The NHL announced its All-Star teams on Tuesday, which then sent the hockey world into divergent directions: snub chroniclers and snub truthers.
The chroniclers loudly lamented that some players -- Phil Kessel, people! -- were overlooked in favor of other less deserving players based on their performances this season. The truthers, meanwhile, were telling the world that there's no such thing as a "snub" when the rosters are so small and every team is required to have a representative in the game.
The biggest problem with the NHL All-Star Game, in its latest incarnation, is that it can't decide whether it's a promotional event for fans and sponsors, whose only qualification for selection is celebrity status; or if it's a meritocracy. Putting Josh Bailey of the New York Islanders and Brayden Schenn of the St. Louis Blues in the All-Star Game would indicate it's a meritocracy -- they're both top-15 scorers this season, but previously never had to worry about beach plans being interrupted by a potential All-Star selection.
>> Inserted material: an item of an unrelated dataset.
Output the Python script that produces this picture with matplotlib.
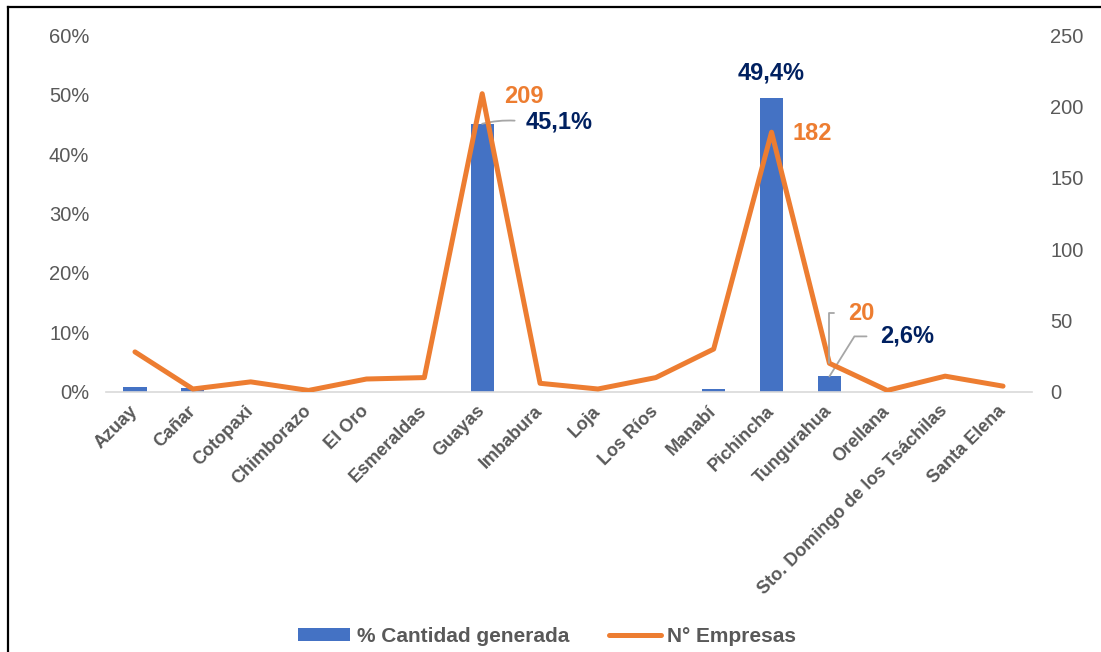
import matplotlib.pyplot as plt
from matplotlib.lines import Line2D
from matplotlib.ticker import FuncFormatter
import numpy as np

plt.rcParams['font.family'] = ['Liberation Sans', 'DejaVu Sans']

provincias = ['Azuay', 'Cañar', 'Cotopaxi', 'Chimborazo', 'El Oro', 'Esmeraldas',
              'Guayas', 'Imbabura', 'Loja', 'Los Ríos', 'Manabí', 'Pichincha',
              'Tungurahua', 'Orellana', 'Sto. Domingo de los Tsáchilas', 'Santa Elena']
pct_cantidad = [0.8, 0.6, 0.0, 0.0, 0.0, 0.0, 45.1, 0.0, 0.0, 0.0, 0.4, 49.4,
                2.6, 0.0, 0.0, 0.0]
n_empresas = [28, 2, 7, 1, 9, 10, 209, 6, 2, 10, 30, 182, 20, 1, 11, 4]

BLUE = '#4472C4'
ORANGE = '#ED7D31'
NAVY = '#002060'
GRAY = '#595959'
LEADER = '#A6A6A6'

fig = plt.figure(figsize=(11.01, 6.52), dpi=100)
ax = fig.add_axes([0.0963, 0.399, 0.841, 0.547])
ax2 = ax.twinx()

x = np.arange(len(provincias))
ax.bar(x, pct_cantidad, width=0.4, color=BLUE, zorder=2, label='% Cantidad generada')
ax2.plot(x, n_empresas, color=ORANGE, lw=3.6, solid_capstyle='round',
         solid_joinstyle='round', zorder=3, label='N° Empresas')

ax.set_xlim(-0.5, len(provincias) - 0.5)
ax.set_ylim(0, 60)
ax2.set_ylim(0, 250)
ax.set_yticks(range(0, 61, 10))
ax.yaxis.set_major_formatter(FuncFormatter(lambda v, p: f'{v:.0f}%'))
ax2.set_yticks(range(0, 251, 50))

for a in (ax, ax2):
    for s in a.spines.values():
        s.set_visible(False)
    a.tick_params(axis='y', length=0, labelsize=14.5, labelcolor=GRAY)
ax.tick_params(axis='y', pad=12)
ax2.tick_params(axis='y', pad=13)
ax.spines['bottom'].set_visible(True)
ax.spines['bottom'].set_color('#D9D9D9')
ax.spines['bottom'].set_linewidth(1.2)
ax.tick_params(axis='x', length=0, pad=12)
ax.set_xticks(x)
ax.set_xticklabels(provincias, rotation=45, ha='right', va='center',
                   rotation_mode='anchor', fontsize=13, fontweight='bold', color=GRAY)
ax2.set_zorder(ax.get_zorder() + 1)
ax2.patch.set_visible(False)

# etiquetas de datos
lbl = dict(fontsize=17, fontweight='bold', ha='center', va='center')
i_g, i_p, i_t = 6, 11, 12


def pct(v):
    return f'{v:.1f}%'.replace('.', ',')


ax2.annotate(str(n_empresas[i_g]), (i_g, n_empresas[i_g]), xytext=(42, -3),
             textcoords='offset pixels', color=ORANGE, **lbl)
ax.annotate(pct(pct_cantidad[i_g]), (i_g, pct_cantidad[i_g]),
            xytext=(77, 2), textcoords='offset pixels', color=NAVY,
            arrowprops=dict(arrowstyle='-', color=LEADER, lw=1.3, relpos=(0, 0.5),
                            shrinkA=6, shrinkB=0, connectionstyle='arc3,rad=0.1'), **lbl)
ax.annotate(pct(pct_cantidad[i_p]), (i_p, pct_cantidad[i_p]),
            xytext=(0, 25), textcoords='offset pixels', color=NAVY, **lbl)
ax2.annotate(str(n_empresas[i_p]), (i_p, n_empresas[i_p]), xytext=(41, -1),
             textcoords='offset pixels', color=ORANGE, **lbl)
ax2.annotate(str(n_empresas[i_t]), (i_t, n_empresas[i_t]), xytext=(32, 50),
             textcoords='offset pixels', color=ORANGE,
             arrowprops=dict(arrowstyle='-', color=LEADER, lw=1.3, relpos=(0, 0.5),
                             shrinkA=8, shrinkB=0,
                             connectionstyle='angle,angleA=0,angleB=90,rad=0'),
             **lbl)
ax.annotate(pct(pct_cantidad[i_t]), (i_t, pct_cantidad[i_t]),
            xytext=(78, 40), textcoords='offset pixels', color=NAVY,
            arrowprops=dict(arrowstyle='-', color=LEADER, lw=1.3, relpos=(0, 0.5),
                            shrinkA=8, shrinkB=0,
                            connectionstyle='angle,angleA=0,angleB=58,rad=0'),
            **lbl)

# leyenda
h1, l1 = ax.get_legend_handles_labels()
h2, l2 = ax2.get_legend_handles_labels()
leg = fig.legend(h1 + h2, l1 + l2, loc='center', bbox_to_anchor=(0.497, 0.024),
                 ncol=2, frameon=False, handlelength=2.5, handleheight=0.55,
                 handletextpad=0.3, columnspacing=1.9,
                 prop=dict(size=15, weight='bold'))
for t in leg.get_texts():
    t.set_color(GRAY)

# marco (solo izquierda y arriba visibles)
fig.add_artist(Line2D([0.0075, 0.0075], [0, 0.989], transform=fig.transFigure,
                      color='black', lw=1.6))
fig.add_artist(Line2D([0.0075, 1], [0.989, 0.989], transform=fig.transFigure,
                      color='black', lw=1.6))

fig.savefig('out.png', dpi=100)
Putting Marc-Andre Fleury of the Vegas Golden Knights in over Anaheim Ducks goalie John Gibson, and Vegas's James Neal in over the team's leading scorer Jonathan Marchessault, would indicate that name recognition and storylines trumped merit.
So until the meritocracy of the All-Star Game completely crumbles in favor of a roster full of the guys who sell the most jerseys, we're going to have snubs.